Over such a period, ministers of agriculture understand they can get fired, and political leaders may be ousted from office, whether through democratic or other means. In the context of many African countries political uncertainty, combined with weak political institutions that hinder policy continuity, it simply doesn t pay for leaders to invest funds in activities if they may not be around to reap the political returns.
Second, agricultural R&D spending is among the most "invisible" types of investments governments can make. Low levels of literacy in Africa, mostly among rural populations, mean that those constituents most likely to benefit from agricultural research investments are also those who would not readily be able to tell that their higher yields from improved seed varieties are the fruits of public investments in breeding programs.

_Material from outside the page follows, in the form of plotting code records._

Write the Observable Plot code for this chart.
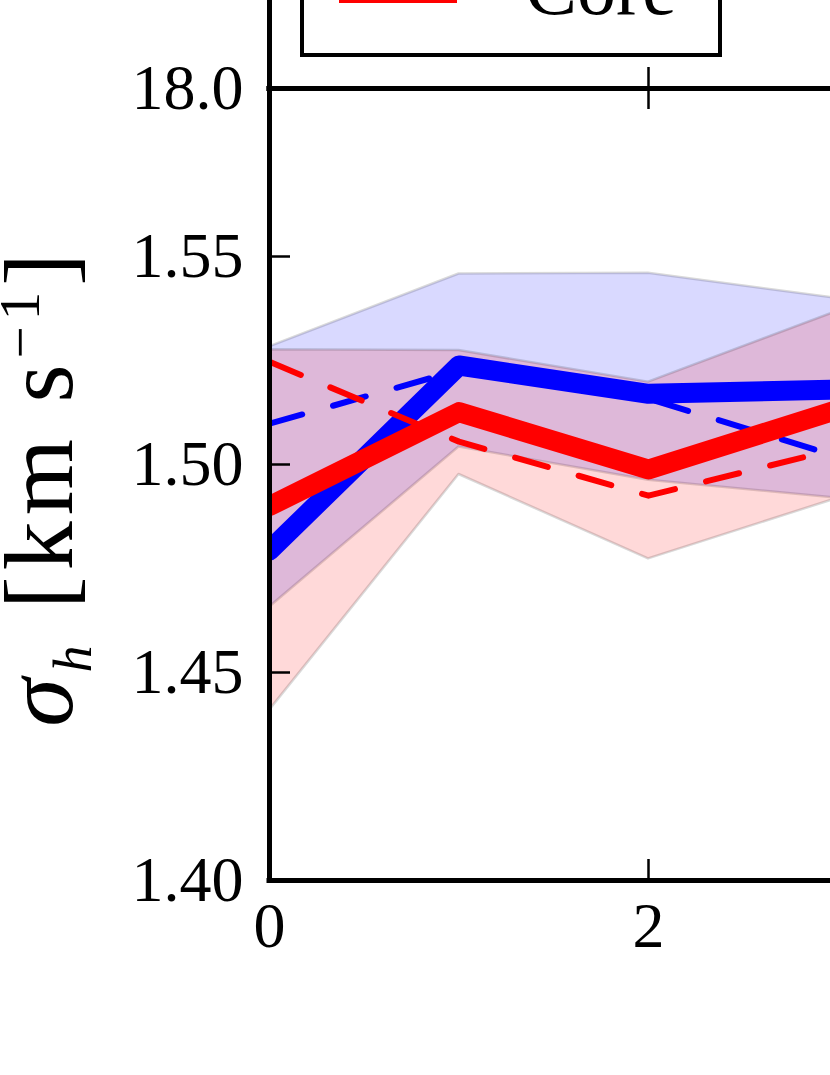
<!DOCTYPE html>
<html><head><meta charset="utf-8">
<script src="https://cdn.jsdelivr.net/npm/d3@7"></script>
<script src="https://cdn.jsdelivr.net/npm/@observablehq/plot@0.6"></script>
<style>
html,body{margin:0;padding:0;background:#fff;overflow:hidden}
#wrap{position:relative;width:830px;height:1075px;overflow:hidden;background:#fff}
#wrap svg{display:block}
</style></head><body><div id="wrap"></div>
<script>
// ---- data ----
const steps     = [0, 1, 2, 3];
const blueHi    = [1.5283, 1.5458, 1.5460, 1.5399];
const blueLo    = [1.4657, 1.5042, 1.4962, 1.4919];
const redHi     = [1.5276, 1.5274, 1.5198, 1.5369];
const redLo     = [1.4409, 1.4976, 1.4773, 1.4919];
const blueMean  = [1.4793, 1.5238, 1.5170, 1.5180];
const redMean   = [1.4900, 1.5126, 1.4988, 1.5132];
const blueMed   = [1.5098, 1.5227, 1.5158, 1.5019];
const redMed    = [1.5247, 1.5055, 1.4925, 1.5038];
const xTicks    = [0, 2];
const yTicks    = [1.40, 1.45, 1.50, 1.55];
const upperTicks = [18.0];
const legendLabels = ["Core"];

const rows = steps.map((t, i) => ({
  t, blueHi: blueHi[i], blueLo: blueLo[i], redHi: redHi[i], redLo: redLo[i],
  blueMean: blueMean[i], redMean: redMean[i], blueMed: blueMed[i], redMed: redMed[i]
}));

const W = 830, ML = 269, OVER = 12;
const xDomain = [0, (W - ML) / 189.5];
const yDomain = [1.40, 1.40 + 792 / 4160];
const upperDomain = [18.0, 18.5];
const serif = "'Liberation Serif', 'DejaVu Serif', serif";
const spine = {stroke: "black", strokeWidth: 5, strokeLinecap: "square"};
const tickSt = {stroke: "black", strokeWidth: 2.5};

const wrap = document.getElementById("wrap");

// ---- upper (cropped) panel ----
const upper = Plot.plot({
  width: W, height: 88,
  marginLeft: ML, marginRight: 0, marginTop: 0, marginBottom: 0,
  x: {domain: xDomain, label: null, axis: null},
  y: {domain: upperDomain, label: null},
  style: {fontFamily: serif, fontSize: "64px", color: "black", background: "transparent", overflow: "visible"},
  marks: [
    Plot.tickX(xTicks, {x: d => d, insetTop: 67, ...tickSt}),
    Plot.ruleX([0], spine),
    Plot.ruleY([upperDomain[0]], spine),
    Plot.axisY(upperTicks, {tickSize: 0, tickPadding: 26, tickFormat: d3.format(".1f"), label: null})
  ]
});
upper.style.marginBottom = `-${OVER}px`;
upper.style.position = "relative";
upper.style.zIndex = "2";
wrap.appendChild(upper);

// legend (cropped at the top of the picture)
const us = d3.select(upper);
us.append("rect").attr("x", 302).attr("y", -60).attr("width", 418).attr("height", 115)
  .attr("fill", "white").attr("stroke", "black").attr("stroke-width", 4);
us.append("line").attr("x1", 339).attr("x2", 457).attr("y1", 0).attr("y2", 0)
  .attr("stroke", "red").attr("stroke-width", 6);
us.append("text").attr("x", 525).attr("y", 14).attr("text-anchor", "start")
  .attr("font-family", serif).attr("font-size", 78).attr("fill", "black").text(legendLabels[0]);

// ---- main panel ----
const frameH = 792, frameW = W - ML;
const main = Plot.plot({
  width: W, height: 987 + OVER,
  marginLeft: ML, marginRight: 0, marginTop: OVER, marginBottom: 195,
  x: {domain: xDomain, label: null},
  y: {domain: yDomain, label: null},
  style: {fontFamily: serif, fontSize: "64px", color: "black", background: "transparent", overflow: "visible"},
  marks: [
    Plot.areaY(rows, {x: "t", y1: "blueLo", y2: "blueHi", fill: "blue", fillOpacity: 0.15,
      stroke: "black", strokeOpacity: 0.15, strokeWidth: 2.5, clip: true}),
    Plot.areaY(rows, {x: "t", y1: "redLo", y2: "redHi", fill: "red", fillOpacity: 0.15,
      stroke: "black", strokeOpacity: 0.15, strokeWidth: 2.5, clip: true}),
    Plot.line(rows, {x: "t", y: "blueMed", stroke: "blue", strokeWidth: 6, strokeDasharray: "34,32", clip: true}),
    Plot.line(rows, {x: "t", y: "blueMean", stroke: "blue", strokeWidth: 20, strokeLinejoin: "round", clip: true}),
    Plot.line(rows, {x: "t", y: "redMed", stroke: "red", strokeWidth: 6, strokeDasharray: "34,32", clip: true}),
    Plot.line(rows, {x: "t", y: "redMean", stroke: "red", strokeWidth: 20, strokeLinejoin: "round", clip: true}),
    Plot.tickX(xTicks, {x: d => d, insetTop: frameH - 21, ...tickSt}),
    Plot.tickX(xTicks, {x: d => d, insetBottom: frameH - 21, ...tickSt}),
    Plot.tickY(yTicks, {y: d => d, insetRight: frameW - 21, ...tickSt}),
    Plot.ruleY([yDomain[0]], spine),
    Plot.ruleY([yDomain[1]], spine),
    Plot.ruleX([0], spine),
    Plot.axisX(xTicks, {tickSize: 0, tickPadding: 21, tickFormat: d => String(d), label: null}),
    Plot.axisY(yTicks, {tickSize: 0, tickPadding: 26, tickFormat: d3.format(".2f"), label: null})
  ]
});
wrap.appendChild(main);

// y-axis label with math-style sub/superscripts
const lab = d3.select(main).append("text")
  .attr("transform", `translate(72, ${487 - 88 + OVER}) rotate(-90)`)
  .attr("text-anchor", "middle").attr("font-family", serif).attr("font-size", 98)
  .attr("fill", "black").attr("letter-spacing", 6);
lab.append("tspan").attr("font-style", "italic").text("σ");
lab.append("tspan").attr("font-style", "italic").attr("font-size", 54).attr("dy", 19).text("h");
lab.append("tspan").attr("dy", -19).text(" [km s");
lab.append("tspan").attr("font-size", 57).attr("dy", -33).text("−1");
lab.append("tspan").attr("dy", 33).text("]");
</script></body></html>
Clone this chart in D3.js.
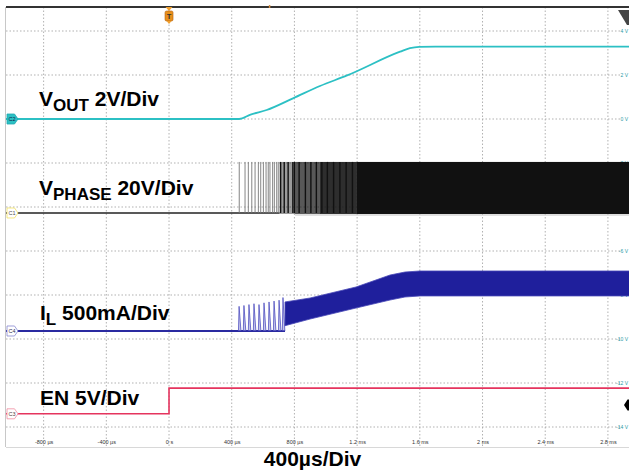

In contrast, government subsidies on fertilizers, which usually come in the form of paper vouchers handed out by government extension officers, are easily attributable to politicians. They have correspondingly received lavish attention in African budgets, despite the rather mixed performance of these input subsidies in spurring agricultural growth.
Development experts and advocacy groups in the US who are fighting against food insecurity are right to appeal for increased US aid for African agriculture. But given the political climate at home that renders aid highly precarious, they should also encourage African leaders themselves to do the right thing by their poor populations.
It s not enough to simply keep reciting what "the right thing" is, however. Instead, US development policy advisors first need to understand, then creatively help poor countries work through and around the political incentives that may stand in the way of good agricultural policies and investments in Africa.